Hey, here's a belated update on the films that I saw at the CIFF:
Creep (2014) is another pseudo-doc / found footage indie film, but this particular movie has a great big fat advantage, in that it co-stars Joe Swanberg as the titular Creep. His very first appearance sets the mood for his character: an always-smiling guy who hires another guy (the camera man) to do some film shooting at his house. Things, as you would expect, don't go exactly as planned, and the tension increases as the camera man makes bad choice after bad choice. But it's not his fault: he thinks he's dealing with a real-life situation, when he doesn't realize he's in a found-footage horror film.
The Babadook (2014) was the one that I was really hoping to see this year, and it did not disappoint. An Australian film that's only just getting US distribution after a series of festival appearances, it concerns a mother who's dealing with her 6-year-old son, who's obsessed with monsters to such a degree that (a) he's not sleeping at all, which of course affects his mother, and (b) he's making traps and weapons to fight the monsters off, which scares his mother and the head of his school.

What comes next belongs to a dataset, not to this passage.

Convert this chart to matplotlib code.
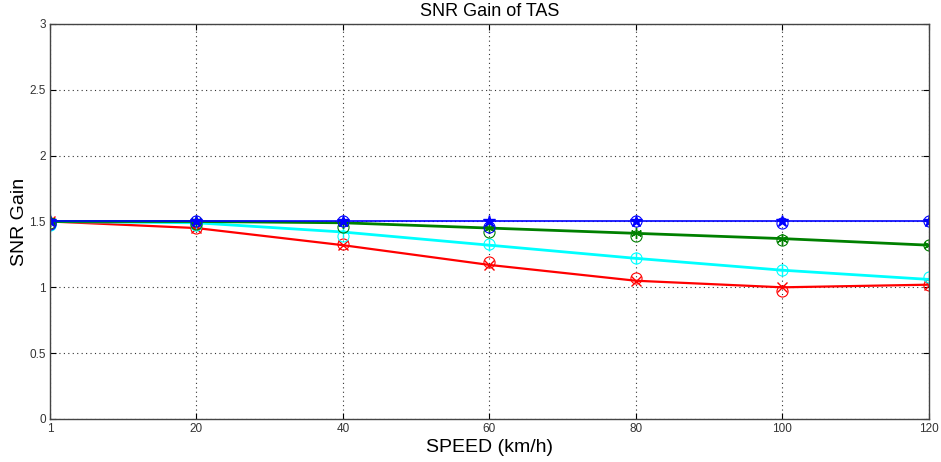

With such a set-up, you know that the kid's going to have to deal with an actual monster in the course of the film, and it shows up in the form of a creepy pop-up book that foretells the arrival of The Babadook.
I was also hoping to see It Follows, but I ended up getting sick and missed it. Of the two that I saw, The Babadook is definitely the one to shoot for when it shows up, but Creep is also worth seeing if it shows up on streaming video or in a theater near you.